● Problem requirements
Scan the entries below and report only how many lines contain "this".

● Recorded information

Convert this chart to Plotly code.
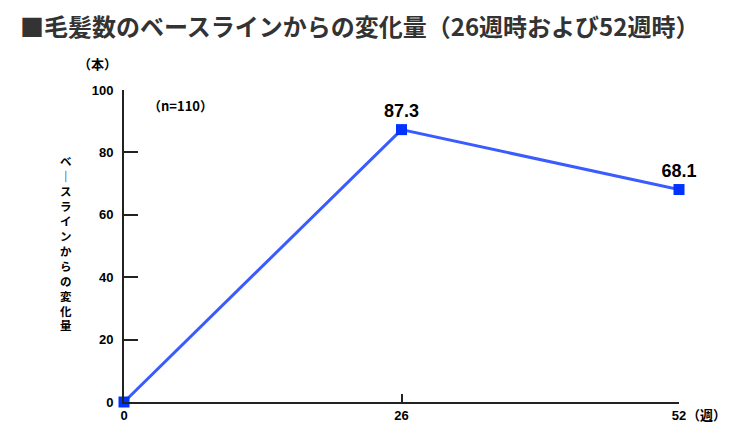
import plotly.graph_objects as go

# 毛髪数のベースラインからの変化量
weeks = [0, 26, 52]
change = [0, 87.3, 68.1]
point_labels = ["", "87.3", "68.1"]
y_ticks = [0, 20, 40, 60, 80, 100]
x_ticks = [0, 26, 52]

# the page body has an 8px margin, so the figure is a bit smaller than the window
OFF = 8
W, H = 740 - OFF, 440 - OFF
L, R, T, B = 124 - OFF, 61, 90 - OFF, 38


def paper(px, py):
    # pixel position in the window -> paper coordinates
    fx, fy = px - OFF, py - OFF
    return (fx - L) / (W - L - R), (H - B - fy) / (H - T - B)


fig = go.Figure()
fig.add_trace(go.Scatter(
    x=weeks, y=change,
    mode="lines+markers+text",
    line=dict(color="#3a5cff", width=3),
    marker=dict(symbol="square", size=11, color="#0033ff"),
    text=point_labels,
    textposition="top center",
    textfont=dict(family="Liberation Sans, Arial", size=18, color="#000", weight="bold"),
    cliponaxis=False,
    hoverinfo="skip",
))

anns = []
tx, ty = paper(18, 25)
anns.append(dict(x=tx, y=ty, text="■毛髪数のベースラインからの変化量（26週時および52週時）",
                 xanchor="left", yanchor="middle",
                 font=dict(family="Noto Sans CJK JP", size=24, color="#333", weight="bold")))
hx, hy = paper(97, 63)
anns.append(dict(x=hx, y=hy, text="（本）", xanchor="center", yanchor="middle",
                 font=dict(family="Noto Sans CJK JP", size=13, color="#000", weight="bold")))
nx, ny = paper(180, 105)
anns.append(dict(x=nx, y=ny, text="（n=110）", xanchor="center", yanchor="middle",
                 font=dict(family="Noto Sans CJK JP", size=13, color="#000", weight="bold")))
wx, wy = paper(706, 414)
anns.append(dict(x=wx, y=wy, text="（週）", xanchor="center", yanchor="middle",
                 font=dict(family="Noto Sans CJK JP", size=13, color="#000", weight="bold")))
vx, vy = paper(66, 243)
# written top to bottom, the long vowel mark stands upright
vertical = "ベ｜スラインからの変化量"
anns.append(dict(x=vx, y=vy, text="<br>".join(vertical), xanchor="center", yanchor="middle",
                 font=dict(family="Noto Sans CJK JP", size=11.5, color="#000", weight="bold")))
for a in anns:
    a.update(xref="paper", yref="paper", showarrow=False)

fig.update_layout(
    width=W, height=H,
    margin=dict(l=L, r=R, t=T, b=B),
    paper_bgcolor="white", plot_bgcolor="white",
    showlegend=False,
    annotations=anns,
    xaxis=dict(
        range=[0, 52], tickvals=x_ticks, ticktext=[str(v) for v in x_ticks],
        showline=True, linecolor="#222", linewidth=2,
        ticks="inside", ticklen=8, tickcolor="#222", tickwidth=1.5,
        showgrid=False, zeroline=False,
        tickfont=dict(family="Liberation Sans, Arial", size=13, color="#000", weight="bold"),
    ),
    yaxis=dict(
        range=[0, 100], tickvals=y_ticks,
        showline=True, linecolor="#222", linewidth=2,
        ticks="inside", ticklen=14, tickcolor="#222", tickwidth=1.5,
        showgrid=False, zeroline=False,
        ticklabelstandoff=6,
        tickfont=dict(family="Liberation Sans, Arial", size=13, color="#000", weight="bold"),
    ),
)

fig.write_html("out.html")
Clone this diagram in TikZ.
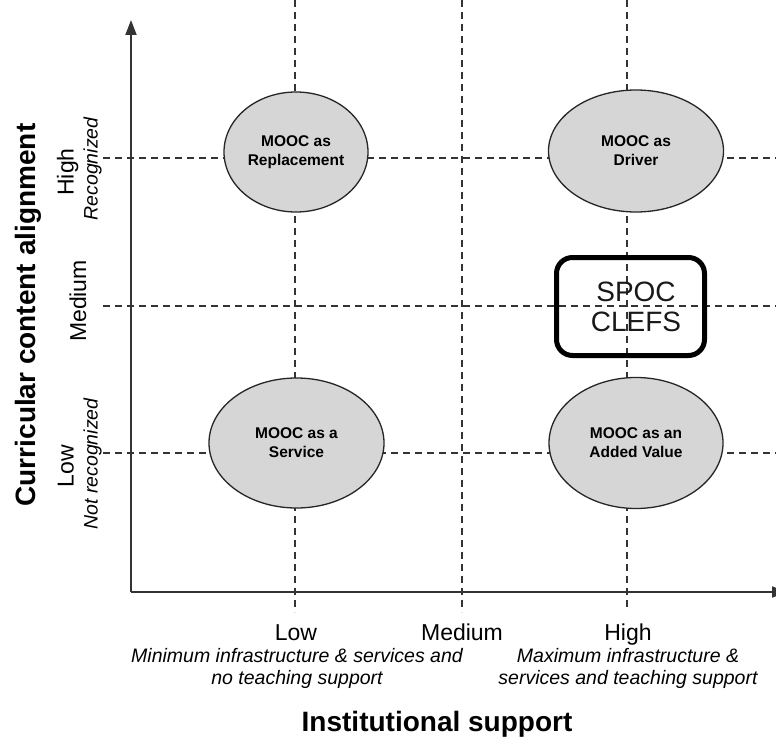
\documentclass[tikz,border=0pt]{standalone}
\usepackage{fontspec}
\setmainfont{Liberation Sans}
\usetikzlibrary{shapes.geometric,arrows.meta}
\begin{document}
\begin{tikzpicture}[x=1pt,y=-1pt,
  gridline/.style={dash pattern=on 7pt off 5pt, line width=1.2pt, draw=black!80},
  axisline/.style={line width=1.8pt, draw=black!80, -{Triangle[length=15pt,width=11pt]}},
  bubble/.style={ellipse, draw=black!85, line width=1.3pt, fill=black!16, inner sep=0pt, align=center, font=\fontsize{15.5}{19}\selectfont\bfseries},
  lvl/.style={font=\fontsize{23}{27}\selectfont, inner sep=0pt},
  note/.style={font=\fontsize{19.5}{22}\selectfont\itshape, align=center, inner sep=0pt},
  ttl/.style={font=\fontsize{28}{32}\selectfont\bfseries, inner sep=0pt},
  spocbox/.style={draw=black, line width=5pt, rounded corners=16pt, minimum width=148pt, minimum height=98pt, inner sep=0pt}]
\clip (0,0) rectangle (776,741);
\fill[white] (0,0) rectangle (776,741);
% grid coordinates
\coordinate (vlowT) at (295,0);   \coordinate (vlowB) at (295,612);
\coordinate (vmedT) at (462,0);   \coordinate (vmedB) at (462,612);
\coordinate (vhighT) at (627,0);  \coordinate (vhighB) at (627,611);
\coordinate (hhighL) at (103,158); \coordinate (hhighR) at (776,158);
\coordinate (hmedL) at (103,306);  \coordinate (hmedR) at (776,306);
\coordinate (hlowL) at (103,453);  \coordinate (hlowR) at (776,453);
\draw[gridline] (vlowT) -- (vlowB);
\draw[gridline] (vmedT) -- (vmedB);
\draw[gridline] (vhighT) -- (vhighB);
\draw[gridline] (hhighL) -- (hhighR);
\draw[gridline] (hmedL) -- (hmedR);
\draw[gridline] (hlowL) -- (hlowR);
% axes
\coordinate (origin) at (131,592);
\coordinate (ytip) at (131,20);
\coordinate (xtip) at (787,592);
\draw[axisline] (origin) -- (ytip);
\draw[axisline] (origin) -- (xtip);
% bubbles
\node[bubble, minimum width=144pt, minimum height=120pt] (repl) at (296,152) {MOOC as\\Replacement};
\node[bubble, minimum width=175pt, minimum height=122pt] (driver) at (636,151) {MOOC as\\Driver};
\node[bubble, minimum width=175pt, minimum height=130pt] (service) at (296.5,443) {MOOC as a\\Service};
\node[bubble, minimum width=174pt, minimum height=131pt] (added) at (636,443) {MOOC as an\\Added Value};
% SPOC box
\node[spocbox] (spoc) at (630.5,306.5) {};
\node[font=\fontsize{28}{30}\selectfont, align=center, inner sep=0pt, text=black!90] (spoctext) at (636,307) {SPOC\\CLEFS};
% left labels
\node[ttl, rotate=90, anchor=base] (ytitle) at (35,315) {Curricular content alignment};
\node[lvl, rotate=90, anchor=base] (lhigh) at (73.5,172) {High};
\node[note, rotate=90, anchor=base] (lrec) at (97.5,169) {Recognized};
\node[lvl, rotate=90, anchor=base] (lmed) at (86,301) {Medium};
\node[lvl, rotate=90, anchor=base] (llow) at (73.5,466) {Low};
\node[note, rotate=90, anchor=base] (lnotrec) at (97.5,464) {Not recognized};
% bottom labels
\node[lvl, anchor=base] (blow) at (296,640) {Low};
\node[lvl, anchor=base] (bmed) at (462,640) {Medium};
\node[lvl, anchor=base] (bhigh) at (628,640) {High};
\node[note, anchor=north] (bmin) at (297,648) {Minimum infrastructure \& services and\\no teaching support};
\node[note, anchor=north] (bmax) at (628,648) {Maximum infrastructure \&\\services and teaching support};
\node[ttl, anchor=base] (xtitle) at (437,731) {Institutional support};
\end{tikzpicture}
\end{document}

● Solution
2